ADOPTED PROJECT: Social network facilitated engagement in people who are Homeless to address InEqualities in alcohol related Liver Disease - The SHIELD feasibility study
Principle Investigator: Dr Ryan Buchanan, University of Southampton
Team: Professor Salim Khakoo, University of Southampton, Dr Mark Wright, University of Southampton, Dr Yun J Kim, University Hospital Southampton NHS Foundation Trust.
To develop and assess the feasibility of a social network-based intervention to engage people who are homeless and at risk of alcohol-related liver disease with Hepatology services
Mortality in people who are homeless (PWAH) is eight times higher than the general population and liver cirrhosis is the third commonest cause of death. PWAH infrequently access hospital based Hepatology services for assessment. Alcohol consumption is a socially perpetuated behaviour that is known to cluster within human social networks.
What we did
Recruitment continued from February to July 2022 of people who are homeless with high risk of alcohol dependence (AUDIT score) were identified in hostels and at a homeless day centre in Southampton. Those people were then asked to take part in tests and to refer thier drinking partners to the programme. They were given supermarket vouchers as an incentive.

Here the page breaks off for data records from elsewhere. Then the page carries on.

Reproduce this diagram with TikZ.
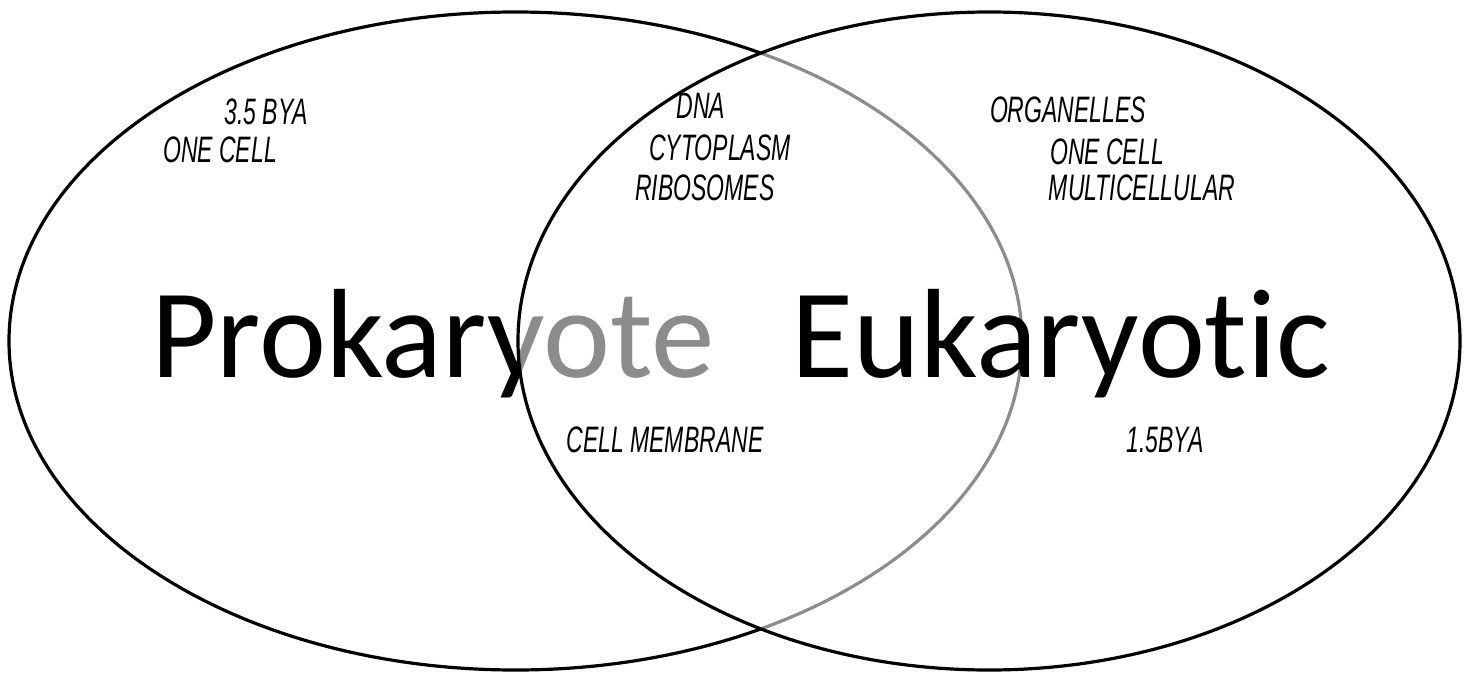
\documentclass[tikz,border=0pt]{standalone}
\usepackage{fontspec}
\usetikzlibrary{shapes.geometric}
\newfontfamily\titlefont[Ligatures=NoCommon]{Carlito}
\newfontfamily\handfont{Liberation Sans}
% tall, narrow capitals for the pencilled notes
\newcommand{\pencil}[1]{\scalebox{1}[1.6]{#1}}
\tikzset{
  venn/.style={ellipse, draw=black, line width=3.2pt, inner sep=0pt},
  bigword/.style={anchor=base, inner sep=0pt, font=\titlefont\fontsize{127}{140}\selectfont},
  hand/.style={inner sep=0pt, font=\handfont\itshape\fontsize{23}{26}\selectfont}
}
\begin{document}
\begin{tikzpicture}[x=1pt,y=-1pt]
\useasboundingbox (0,0) rectangle (1470,677);
\fill[white] (0,0) rectangle (1470,677);
% left set and its title
\node[venn, minimum width=1013pt, minimum height=658pt] (pro) at (515.5,341) {};
\node[bigword] (protitle) at (433,377) {Prokaryote};
% right set, washed white so what lies beneath shows grey
\node[venn, fill=white, fill opacity=0.55, text opacity=1, minimum width=942pt, minimum height=658pt] (euk) at (989,341) {};
\node[bigword] (euktitle) at (1061,377) {Eukaryotic};
% prokaryote-only notes
\node[hand] at (266,112) (p1) {\pencil{3.5 BYA}};
\node[hand] at (220,150) (p2) {\pencil{ONE CELL}};
% shared notes
\node[hand] at (701,106) (s1) {\pencil{DNA}};
\node[hand] at (720,148) (s2) {\pencil{CYTOPLASM}};
\node[hand] at (705,188) (s3) {\pencil{RIBOSOMES}};
\node[hand] at (665,440) (s4) {\pencil{CELL MEMBRANE}};
% eukaryote-only notes
\node[hand] at (1068,110) (e1) {\pencil{ORGANELLES}};
\node[hand] at (1107,152) (e2) {\pencil{ONE CELL}};
\node[hand] at (1142,188) (e3) {\pencil{MULTICELLULAR}};
\node[hand] at (1165,440) (e4) {\pencil{1.5BYA}};
\end{tikzpicture}
\end{document}
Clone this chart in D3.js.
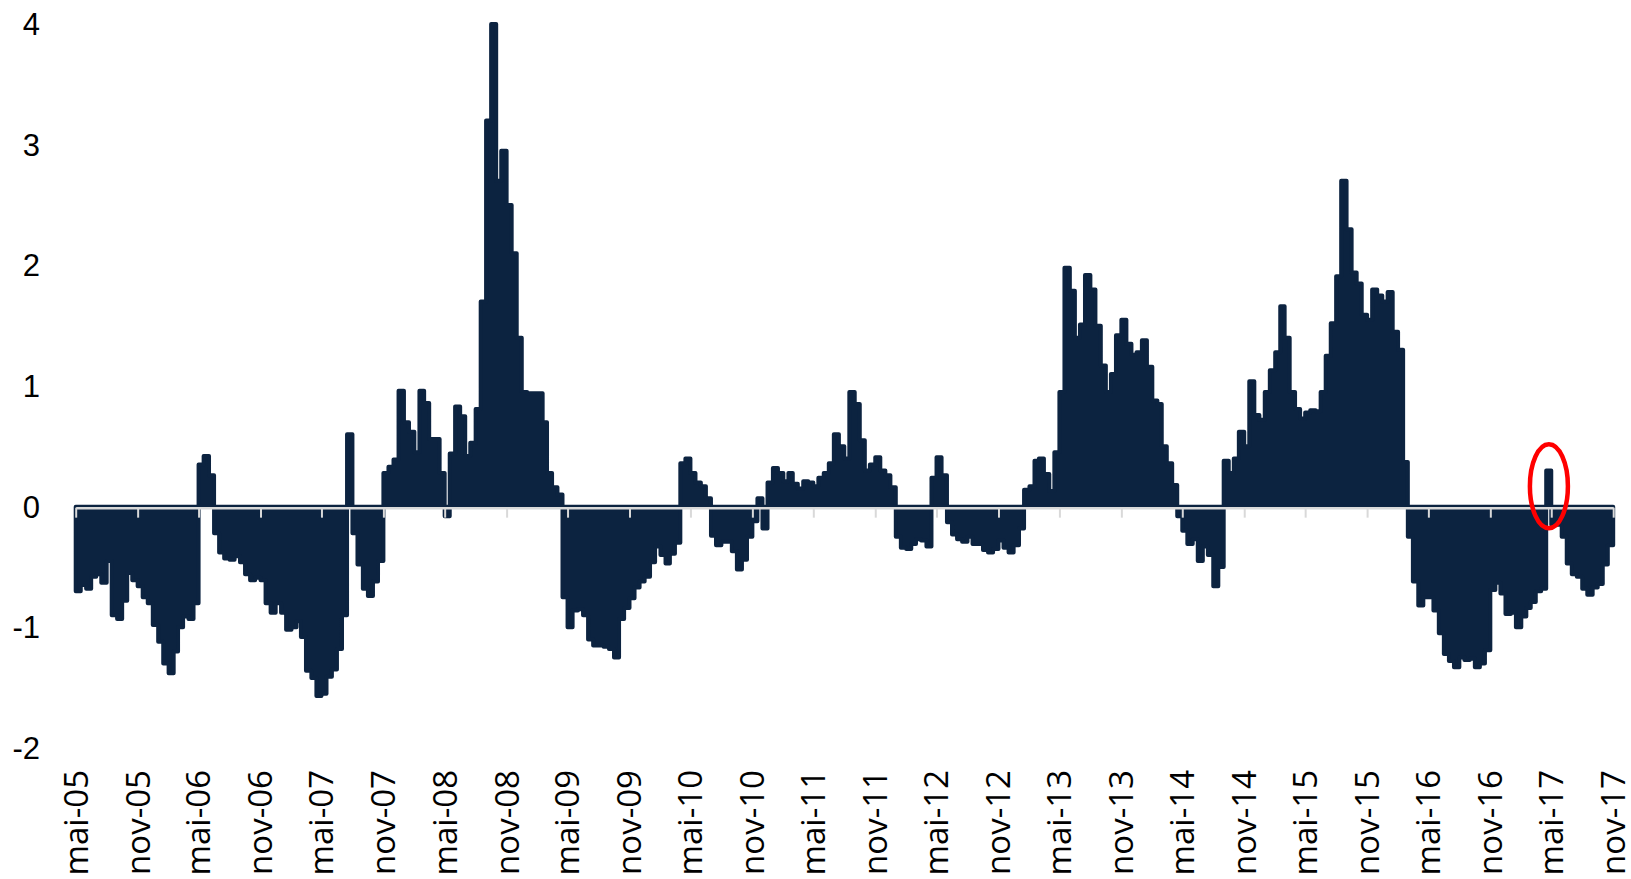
<!DOCTYPE html>
<html>
<head>
<meta charset="utf-8">
<script src="https://cdn.jsdelivr.net/npm/d3@7/dist/d3.min.js"></script>
<style>
  html, body { margin: 0; padding: 0; background: #fff; }
  svg { display: block; }
</style>
</head>
<body>
<svg id="chart" width="1631" height="879"></svg>
<script>
// Spread series, read every half month from May 2005 to Nov 2017
// ------------------------------------------------------------------
const values = [
  // mai-05 .. nov-05
  -0.70, -0.65, -0.68, -0.58, -0.56, -0.63, -0.45, -0.90, -0.93, -0.78, -0.55, -0.61,
  // nov-05 .. mai-06
  -0.66, -0.75, -0.80, -0.98, -1.12, -1.30, -1.38, -1.20, -1.00, -0.91, -0.93, -0.80,
  // mai-06 .. nov-06
   0.35,  0.42,  0.26, -0.22, -0.38, -0.43, -0.44, -0.41, -0.46, -0.56, -0.61, -0.59,
  // nov-06 .. mai-07
  -0.61, -0.80, -0.88, -0.80, -0.88, -1.02, -1.00, -0.95, -1.08, -1.36, -1.42, -1.57,
  // mai-07 .. nov-07
  -1.55, -1.41, -1.35, -1.18, -0.90,  0.60, -0.22, -0.48, -0.68, -0.74, -0.62, -0.45,
  // nov-07 .. mai-08
   0.28,  0.33,  0.39,  0.96,  0.70,  0.62,  0.45,  0.96,  0.86,  0.56,  0.56,  0.28,
  // mai-08 .. nov-08
  -0.08,  0.44,  0.83,  0.75,  0.42,  0.53,  0.81,  1.70,  3.20,  4.00,  2.70,  2.95,
  // nov-08 .. mai-09
   2.50,  2.10,  1.40,  0.95,  0.94,  0.94,  0.94,  0.70,  0.28,  0.16,  0.10, -0.75,
  // mai-09 .. nov-09
  -1.00, -0.86, -0.85, -0.90, -1.10, -1.15, -1.15, -1.16, -1.18, -1.25, -0.93, -0.84,
  // nov-09 .. mai-10
  -0.76, -0.67, -0.62, -0.58, -0.46, -0.33, -0.40, -0.47, -0.39, -0.30,  0.36,  0.40,
  // mai-10 .. nov-10
   0.28,  0.20,  0.17,  0.07, -0.24, -0.32, -0.29, -0.29, -0.37, -0.52, -0.44, -0.25,
  // nov-10 .. mai-11
  -0.12,  0.07, -0.18,  0.20,  0.32,  0.28,  0.21,  0.28,  0.19,  0.15,  0.21,  0.20,
  // mai-11 .. nov-11
   0.17,  0.24,  0.28,  0.36,  0.60,  0.50,  0.40,  0.95,  0.85,  0.55,  0.30,  0.35,
  // nov-11 .. mai-12
   0.41,  0.30,  0.26,  0.16, -0.25, -0.34, -0.35, -0.31, -0.27, -0.28, -0.33,  0.24,
  // mai-12 .. nov-12
   0.41,  0.26, -0.13, -0.23, -0.27, -0.29, -0.25, -0.31, -0.31, -0.36, -0.38, -0.35,
  // nov-12 .. mai-13
  -0.28, -0.34, -0.38, -0.32, -0.18,  0.14,  0.17,  0.38,  0.40,  0.27,  0.13,  0.45,
  // mai-13 .. nov-13
   0.95,  1.98,  1.79,  1.40,  1.51,  1.92,  1.80,  1.50,  1.17,  0.95,  1.10,  1.42,
  // nov-13 .. mai-14
   1.55,  1.35,  1.26,  1.28,  1.38,  1.16,  0.88,  0.85,  0.50,  0.36,  0.18, -0.08,
  // mai-14 .. nov-14
  -0.20, -0.31, -0.27, -0.45, -0.33, -0.40, -0.66, -0.50,  0.38,  0.28,  0.40,  0.62,
  // nov-14 .. mai-15
   0.50,  1.04,  0.76,  0.72,  0.95,  1.13,  1.28,  1.66,  1.40,  0.95,  0.81,  0.73,
  // mai-15 .. nov-15
   0.78,  0.80,  0.79,  0.95,  1.25,  1.52,  1.91,  2.70,  2.30,  1.94,  1.85,  1.59,
  // nov-15 .. mai-16
   1.55,  1.80,  1.75,  1.70,  1.78,  1.45,  1.30,  0.37, -0.25, -0.62, -0.82, -0.75,
  // mai-16 .. nov-16
  -0.75, -0.86, -1.05, -1.22, -1.28, -1.33, -1.25, -1.27, -1.26, -1.33, -1.30, -1.19,
  // nov-16 .. mai-17
  -0.69, -0.63, -0.72, -0.89, -0.88, -1.00, -0.91, -0.84, -0.79, -0.70, -0.68,  0.30,
  // mai-17 .. nov-17
  -0.15, -0.15, -0.25, -0.47, -0.56, -0.58, -0.68, -0.73, -0.67, -0.64, -0.48, -0.32,
  // nov-17
  -0.26
];

// Half-month dates (1st and 16th) starting 1 May 2005
const dates = values.map((_, i) => new Date(2005, 4 + Math.floor(i / 2), i % 2 ? 16 : 1));

const tickLabels = [
  "mai-05", "nov-05", "mai-06", "nov-06", "mai-07", "nov-07", "mai-08", "nov-08",
  "mai-09", "nov-09", "mai-10", "nov-10", "mai-11", "nov-11", "mai-12", "nov-12",
  "mai-13", "nov-13", "mai-14", "nov-14", "mai-15", "nov-15", "mai-16", "nov-16",
  "mai-17", "nov-17"
];
const tickDates = tickLabels.map((_, i) => new Date(2005, 4 + i * 6, 1));

const yTicks = [4, 3, 2, 1, 0, -1, -2];

// Highlighted point (red ellipse)
const highlight = { date: new Date(2017, 3, 24), value: 0.17 };

const navy = "#0c2340";

// Scales -----------------------------------------------------------
const x = d3.scaleTime()
  .domain([tickDates[0], tickDates[tickDates.length - 1]])
  .range([75.7, 1613.2]);

const y = d3.scaleLinear()
  .domain([-2, 4])
  .range([748, 24]);

const svg = d3.select("#chart");

// Series -----------------------------------------------------------
const data = values.map((v, i) => ({ date: dates[i], value: v }));

const area = d3.area()
  .x(d => x(d.date))
  .y0(y(0))
  .y1(d => y(d.value))
  .curve(d3.curveStepAfter);

svg.append("path")
  .datum(data)
  .attr("d", area)
  .attr("fill", navy)
  .attr("stroke", navy)
  .attr("stroke-width", 4)
  .attr("stroke-linejoin", "round");

// X axis on zero line ------------------------------------------------
const xAxisG = svg.append("g")
  .attr("transform", `translate(0,${y(0) + 1})`)
  .call(d3.axisBottom(x).tickValues(tickDates).tickSize(10).tickSizeOuter(0).tickFormat(""));

xAxisG.select(".domain").attr("stroke", "#d9d9d9").attr("stroke-width", 2.5);
xAxisG.selectAll(".tick line").attr("stroke", "#d9d9d9").attr("stroke-width", 2);

// X labels, rotated
svg.append("g")
  .selectAll("text")
  .data(tickDates)
  .join("text")
  .attr("transform", d => `translate(${x(d)},770) rotate(-90)`)
  .attr("dy", "0.36em")
  .attr("text-anchor", "end")
  .style("font-family", "'Open Sans', 'Noto Sans', sans-serif")
  .style("font-size", "33px")
  .attr("fill", "#000")
  .text((d, i) => tickLabels[i]);

// Y labels (no axis line)
svg.append("g")
  .selectAll("text")
  .data(yTicks)
  .join("text")
  .attr("x", 40)
  .attr("y", d => y(d))
  .attr("dy", "0.36em")
  .attr("text-anchor", "end")
  .style("font-family", "'Liberation Sans Narrow', 'Liberation Sans', sans-serif")
  .style("font-size", "31px")
  .attr("fill", "#000")
  .text(d => d);

// Red ellipse annotation
svg.append("ellipse")
  .attr("cx", x(highlight.date))
  .attr("cy", y(highlight.value))
  .attr("rx", 19)
  .attr("ry", 42)
  .attr("fill", "none")
  .attr("stroke", "#ff0000")
  .attr("stroke-width", 4.5);
</script>
</body>
</html>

Those homeless people who took part, filled in a survey and took part in an interview. They also had a test on their liver and were referred to liver health services.
What did we find out?
Fifty six peoople took part, all were from homeless hostels. Almost 20% of the group had a new diagnosis of cirrhosis, and there was a link between people who had type 2 diabetes or lived house where alcohol was present.
Homeless people with hazardous alcohol consumption are socially connected to others that drink dangerously.
This programme of referral can identify undiagnosed disease, however, engagement via trusted staff may be just as effective.
The study highlights the importance of working with community organisations supporting underserved populations to overcome inequalities in liver disease and manage multi-morbidity.